En d’autres termes et du point de vue du photographe :
Ce n’est pas directement le nitrate d’argent qui noircit, mais, de nos jours, le bromure d’argent ou un mélange de bromure et de chlorure d’argent. A l’aube de la photographie, il existait des techniques utilisant le chlorure d’argent seul ou un mélange de chlorure et de citrate d’argent (papier citrate) ou encore un mélange de chlorure, bromure et iodure d’argent. Le problème étant que tous ces sels d’argent sont insolubles ou très peu solubles et doivent donc être formés in-situ à la surface du papier ou dans une émulsion de gélatine étendu sur le papier (papier au gélatino-bromure d’argent).
Pratiquement, voici un mode opératoire pour le papier « salé » (c’est très simple, et il fut utilisé, avec de multiples variantes, tout au long du XIXe s. jusqu’à l’utilisation quasi-universelle des papiers à émulsion).
1/ Imprégner un papier de bonne qualité d’une solution de chlorure de sodium ou d’ammonium (à environ 2%) puis le faire sécher, il se conserve ainsi indéfiniment.
2/ Imprégner ce papier « salé » d’une solution de nitrate d’argent (à environ 10%) sur un seul côté, la solution ne doit pas passer au dos de la feuille. Il se forme alors du chlorure d’argent selon : NaCl+AgNO3=AgCl(s)+NaNO3 (NaNO3 ne joue pas de rôle dans la formation de l’image et est éliminé dans les bains de rinçage ultérieurs). La surface du papier contient donc maintenant du chlorure d’argent et un excès de nitrate d’argent qui joue un rôle important par la suite. Le papier est alors photosensible, doit être sécher dans l’obscurité et utilisé le plus rapidement possible.
3/ Exposition aux UV sous un négatif ou tout autre obstacle (photogrammes). Là il y a deux options :
A/ Papiers à noircissement direct : comme le disent les photographes du XIXe s. « c’est la lumière seule qui forme le dessin », les UV réduisent le chlorure d’argent en argent métallique « colloïdal » et donc du chlore se libère et se combine à nouveau avec le nitrate d’argent en excès pour former du chlorure d’argent lui-même réduit etc…Pour une image de bonne densité, le processus est assez long (environ 15 à 30 minutes en été), l’image est généralement de couleur jaune-sépia, ceci est du à la taille des amas d’argent métallique (plus ils sont fins plus l’image tend vers la jaune). Ensuite, l’image est rincée pour éliminer le nitrate en excès puis fixée dans une solution de thiosulfate de sodium (hyposulfite de sodium) pour dissoudre le chlorure d’argent non insolé. Il n’y a pas de développement.

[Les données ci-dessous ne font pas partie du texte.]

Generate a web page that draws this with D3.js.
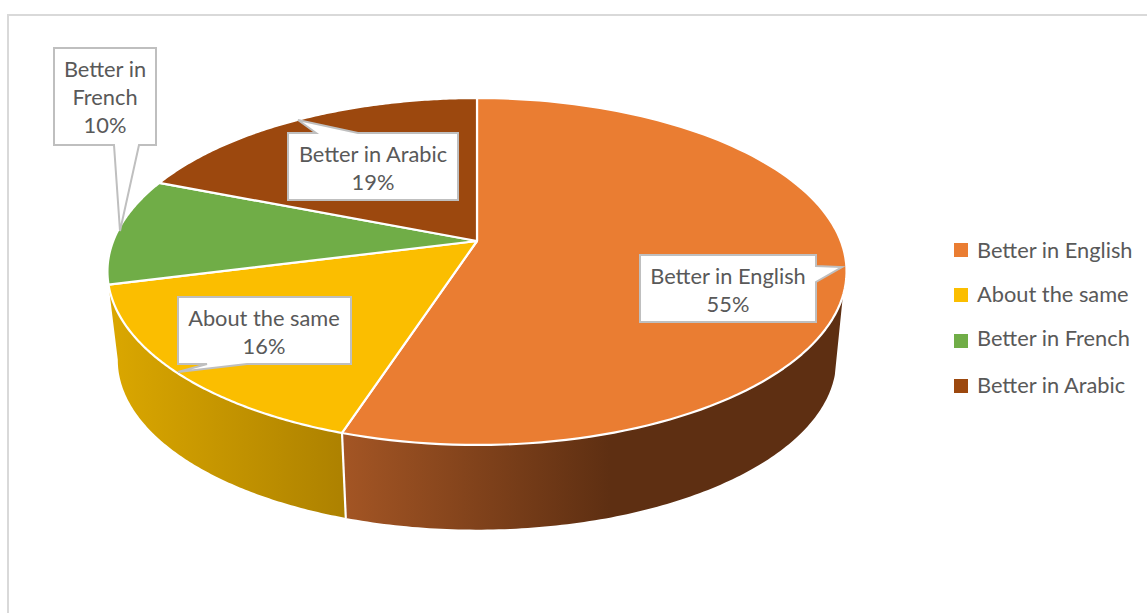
<!DOCTYPE html>
<html>
<head>
<meta charset="utf-8">
<style>
html,body{margin:0;padding:0;background:#fff;overflow:hidden}
svg{display:block}
text{font-family:Lato,"Open Sans",sans-serif;fill:#595959}
</style>
<script src="https://cdn.jsdelivr.net/npm/d3@7"></script>
</head>
<body>
<svg id="c" width="1147" height="613"></svg>
<script>
const categories = ["Better in English","About the same","Better in French","Better in Arabic"];
const values = [55,16,10,19];
const labelLines = [["Better in English","55%"],["About the same","16%"],["Better in","French","10%"],["Better in Arabic","19%"]];
const colors = ["#EA7D32","#FBBE00","#70AD47","#9C480E"];

// layout (callout box + pointer, per category)
const callouts = [
 {box:[640,255,816,322], ptr:[[816,266],[842,267],[816,282]], side:"right", cx:728, base:284},
 {box:[178,297,351,364], ptr:[[247,364],[178,372],[207,364]], side:"bottom", cx:264, base:326},
 {box:[54,48,156,145], ptr:[[139,145],[120,231],[114,145]], side:"bottom", cx:105, base:77},
 {box:[288,133,458,200], ptr:[[316,133],[298,120],[358,133]], side:"top", cx:373, base:162}
];
const lineH = 28;
const legendY = [250,295,341,386];
const legendBase = [258,302,346,393];
const fontPx = 21.8;

const svg = d3.select("#c");

// frame
svg.append("path").attr("d","M8,613V15H1147").attr("fill","none").attr("stroke","#d9d9d9").attr("stroke-width",2);

// perspective projection of the unit disc
const ax=477, ay=241, k=0.1758, bx=363.8, by=168.1;
const vanishY=4295, depthScaleY=0.978, depthScaleX=0.972;
function upperPt(t){const X=Math.sin(t),Y=-Math.cos(t),d=1-k*Y;return [ax+bx*X/d, ay+by*Y/d];}
function lowerPt(t){const p=upperPt(t);return [ax+(p[0]-ax)*depthScaleX, vanishY+(p[1]-vanishY)*depthScaleY];}
const arcPts=(f,a,b)=>d3.range(0,121).map(i=>f(a+(b-a)*i/120));
const lineGen=d3.line();

const arcs=d3.pie().sort(null).value(d=>d)(values);
const rad=d=>d*Math.PI/180;

// gradients for the rim
const defs=svg.append("defs");
function grad(id,x1,x2,stops){
  const g=defs.append("linearGradient").attr("id",id).attr("gradientUnits","userSpaceOnUse")
    .attr("x1",x1).attr("x2",x2).attr("y1",0).attr("y2",0);
  stops.forEach(s=>g.append("stop").attr("offset",s[0]).attr("stop-color",s[1]));
}
grad("gOrange",345,610,[[0,"#A35524"],[1,"#5E2F12"]]);
grad("gYellow",117,345,[[0,"#D9A600"],[1,"#AD8100"]]);

// rim walls
const orangeWall=[...arcPts(upperPt,rad(108),arcs[0].endAngle),...arcPts(lowerPt,arcs[0].endAngle,rad(105))];
svg.append("path").attr("d",lineGen(orangeWall)+"Z").attr("fill","url(#gOrange)");
const yellowWall=[...arcPts(upperPt,arcs[1].startAngle,arcs[1].endAngle),...arcPts(lowerPt,rad(260),arcs[1].startAngle)];
svg.append("path").attr("d",lineGen(yellowWall)+"Z").attr("fill","url(#gYellow)");
svg.append("path").attr("d",lineGen([upperPt(arcs[0].endAngle),lowerPt(arcs[0].endAngle)])).attr("stroke","#fff").attr("stroke-width",2.2).attr("fill","none");

// top faces
svg.selectAll("path.slice").data(arcs).join("path").attr("class","slice")
  .attr("d",d=>lineGen([[ax,ay],...arcPts(upperPt,d.startAngle,d.endAngle)])+"Z")
  .attr("fill",(d,i)=>colors[i]).attr("stroke","#fff").attr("stroke-width",2.2).attr("stroke-linejoin","round");

// callouts
callouts.forEach((c,i)=>{
  const [x0,y0,x1,y1]=c.box;
  let pts;
  if(c.side==="right") pts=[[x0,y0],[x1,y0],...c.ptr,[x1,y1],[x0,y1]];
  if(c.side==="bottom") pts=[[x0,y0],[x1,y0],[x1,y1],...c.ptr,[x0,y1]];
  if(c.side==="top") pts=[[x0,y0],...c.ptr,[x1,y0],[x1,y1],[x0,y1]];
  svg.append("path").attr("d",lineGen(pts)+"Z").attr("fill","#fff").attr("stroke","#bfbfbf").attr("stroke-width",2).attr("stroke-linejoin","miter");
  labelLines[i].forEach((t,j)=>{
    svg.append("text").attr("x",c.cx).attr("y",c.base+j*lineH).attr("text-anchor","middle")
      .attr("font-size",fontPx).text(t);
  });
});

// legend
categories.forEach((t,i)=>{
  svg.append("rect").attr("x",954).attr("y",legendY[i]-7).attr("width",14).attr("height",14).attr("fill",colors[i]);
  svg.append("text").attr("x",977).attr("y",legendBase[i]).attr("font-size",fontPx).text(t);
});
</script>
</body>
</html>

B/ Papiers à développement (c’est ce que nous utilisons exclusivement aujourd’hui) : le papier est exposé et il se forme une image latente (invisible), celle-ci est ensuite développée par divers réducteurs des halosels d’argent. Le premier réducteur utilisé historiquement fût l’acide gallique en solution saturée (9g/l environ), puis différent réducteurs de la famille des phénols ou des amines. Pour plus d’information sur le sujet je te recommande ce site :
http://nicephore.menard.free.fr/autres.php?id=85
Il y a un article en trois parties très complet sur les constituants d’un révélateur.
Autre précision, les papiers à noircissement direct ne sont sensibles qu’aux UV et l’impression ne se fait que par contact (pas d’agrandissement), les papiers à développement modernes ont une émulsion de gélatino-bromure d’argent beaucoup plus sensible (par maturation de l’émulsion) et permettent des tirages par projection.
Il faut aussi prendre en compte que dans un cas comme dans l’autre seulement 5 à 10% des sels d’argent utilisés forment réellement l’image finale, à méditer question récupération.